In the early 1900s, poor road conditions wreaked havoc on cars. In an effort to improve these roads and get new ones created, a group of nine automobile clubs banded together to form the American Automobile Association.
The AAA had its first meeting in Chicago, Illinois on March 4, 1902. Clubs came from other states to participate, with a total of 1,500 members joining the new organization. In 1904, the first American automotive club, the American Motor League, joined the AAA.
The AAA published its first maps in 1905 and began printing hotel guides in 1917. And in 1920, they started their School Safety Patrol Program, the first of several AAA driver safety programs. In 1935, they published Sportsmanlike Driving, which was the first course for high school teachers. The following year the AAA created the first driver’s education materials for American high schools, which is now known as Responsible Driving. Also in 1936, the AAA inaugurated its pedestrian safety program, which promotes safe practices to reduce pedestrian fatalities.

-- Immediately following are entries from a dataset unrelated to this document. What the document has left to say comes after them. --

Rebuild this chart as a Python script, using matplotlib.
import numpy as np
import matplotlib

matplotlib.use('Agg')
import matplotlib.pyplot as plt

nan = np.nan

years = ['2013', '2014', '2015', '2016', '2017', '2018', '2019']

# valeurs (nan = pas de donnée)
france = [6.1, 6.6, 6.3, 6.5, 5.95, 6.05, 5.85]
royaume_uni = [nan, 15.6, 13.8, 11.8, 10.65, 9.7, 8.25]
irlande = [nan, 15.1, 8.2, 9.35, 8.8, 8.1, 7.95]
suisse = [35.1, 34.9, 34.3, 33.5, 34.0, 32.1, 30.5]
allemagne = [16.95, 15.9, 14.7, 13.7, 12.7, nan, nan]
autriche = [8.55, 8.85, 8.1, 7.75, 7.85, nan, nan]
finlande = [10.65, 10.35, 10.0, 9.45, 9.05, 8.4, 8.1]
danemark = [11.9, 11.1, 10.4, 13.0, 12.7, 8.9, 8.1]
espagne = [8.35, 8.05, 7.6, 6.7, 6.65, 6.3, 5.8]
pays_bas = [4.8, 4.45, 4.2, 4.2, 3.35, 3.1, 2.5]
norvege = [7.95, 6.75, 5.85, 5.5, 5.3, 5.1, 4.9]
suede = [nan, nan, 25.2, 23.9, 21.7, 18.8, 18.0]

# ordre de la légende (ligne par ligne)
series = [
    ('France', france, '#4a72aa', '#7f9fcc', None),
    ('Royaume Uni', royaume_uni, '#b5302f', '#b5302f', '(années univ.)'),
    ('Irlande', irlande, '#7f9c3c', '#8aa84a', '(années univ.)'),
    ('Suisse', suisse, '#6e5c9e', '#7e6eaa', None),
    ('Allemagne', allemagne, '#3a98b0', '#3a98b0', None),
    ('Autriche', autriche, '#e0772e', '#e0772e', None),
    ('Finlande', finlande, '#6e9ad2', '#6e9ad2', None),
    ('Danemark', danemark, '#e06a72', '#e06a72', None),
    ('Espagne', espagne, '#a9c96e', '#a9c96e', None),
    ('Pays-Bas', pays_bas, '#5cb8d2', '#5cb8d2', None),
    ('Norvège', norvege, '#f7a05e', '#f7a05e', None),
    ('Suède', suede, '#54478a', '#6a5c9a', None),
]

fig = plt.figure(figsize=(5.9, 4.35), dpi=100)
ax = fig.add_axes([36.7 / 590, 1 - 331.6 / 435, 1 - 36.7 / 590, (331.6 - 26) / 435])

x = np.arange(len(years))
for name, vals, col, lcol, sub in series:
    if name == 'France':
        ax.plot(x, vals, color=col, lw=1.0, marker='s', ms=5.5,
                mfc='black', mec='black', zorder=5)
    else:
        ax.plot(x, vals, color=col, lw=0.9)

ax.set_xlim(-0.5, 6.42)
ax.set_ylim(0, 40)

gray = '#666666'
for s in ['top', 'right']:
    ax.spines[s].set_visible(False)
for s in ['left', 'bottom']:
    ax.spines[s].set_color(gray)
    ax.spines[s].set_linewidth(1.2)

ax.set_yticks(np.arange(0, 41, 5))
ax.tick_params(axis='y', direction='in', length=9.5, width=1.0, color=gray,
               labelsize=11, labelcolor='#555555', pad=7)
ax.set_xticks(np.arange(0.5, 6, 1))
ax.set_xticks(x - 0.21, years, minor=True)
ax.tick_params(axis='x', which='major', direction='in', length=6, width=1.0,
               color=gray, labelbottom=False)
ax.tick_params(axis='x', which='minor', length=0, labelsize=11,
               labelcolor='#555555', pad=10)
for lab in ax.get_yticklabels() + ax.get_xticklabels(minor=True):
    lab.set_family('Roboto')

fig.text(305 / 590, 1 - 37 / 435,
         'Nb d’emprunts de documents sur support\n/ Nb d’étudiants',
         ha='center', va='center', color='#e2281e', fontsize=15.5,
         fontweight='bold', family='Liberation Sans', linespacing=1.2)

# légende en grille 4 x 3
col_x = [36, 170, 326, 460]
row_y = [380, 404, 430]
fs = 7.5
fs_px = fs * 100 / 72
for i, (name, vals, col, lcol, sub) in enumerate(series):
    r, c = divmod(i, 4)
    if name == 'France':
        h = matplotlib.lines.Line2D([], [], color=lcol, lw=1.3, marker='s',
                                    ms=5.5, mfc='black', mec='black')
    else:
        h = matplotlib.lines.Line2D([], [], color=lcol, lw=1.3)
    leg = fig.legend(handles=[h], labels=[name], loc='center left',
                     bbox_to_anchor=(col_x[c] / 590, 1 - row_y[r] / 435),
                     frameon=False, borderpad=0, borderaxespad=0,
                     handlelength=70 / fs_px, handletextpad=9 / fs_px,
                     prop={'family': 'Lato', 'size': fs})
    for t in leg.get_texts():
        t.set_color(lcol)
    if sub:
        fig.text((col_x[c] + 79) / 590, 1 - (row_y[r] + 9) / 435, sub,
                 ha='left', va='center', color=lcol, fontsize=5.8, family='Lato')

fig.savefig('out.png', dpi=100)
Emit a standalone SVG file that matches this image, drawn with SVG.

During both World Wars, the AAA supported the war effort. During World War II, they supported the use of synthetic rubber in the face of manufacturing reductions. They also encouraged people to drive less to conserve fuel. The AAA made many strides during the war – ending the sale of harmful anti-freeze solutions, increasing the number of auto mechanics when faced with a shortage, monitoring tire and gas rationing, and establishing driver training programs for veterans with artificial limbs.
The AAA had created the Racing Board (also known as the Contest Board) early in its history and sponsored national racing championships for several decades. However, after a major crash at one of the races in 1955, they left this arena, as it distracted from their main goal of road safety.
The AAA made major contributions to national safety in the 1960s by helping to create the National Traffic and Motor Safety Vehicle Act of 1966. This act set safety standards for cars, tires, and equipment. They also helped create the Highway Safety Act, which set standards for car inspections and registration as well as driver education, licensing, traffic courts, highway design, maintenance, and traffic control.
In the 1970s, the AAA inaugurated its Gas Watchers program to help people conserve gas. And in the 1980s, their road atlas became a New York Times best-selling paperback within six weeks. The 1980s also saw the AAA focus on school safety as well as truck and bus safety. And in the 1990s, the AAA supported legislation that called for use fees charged to motorists to be used to improve roads.
Today the AAA has over 60 million members in the US and Canada. The AAA is the world’s largest travel organization, offering trip planning assistance, travel and hotel reservations, and insurance – in addition to its renowned emergency service. They continue to push for legislation that positively affects motorists.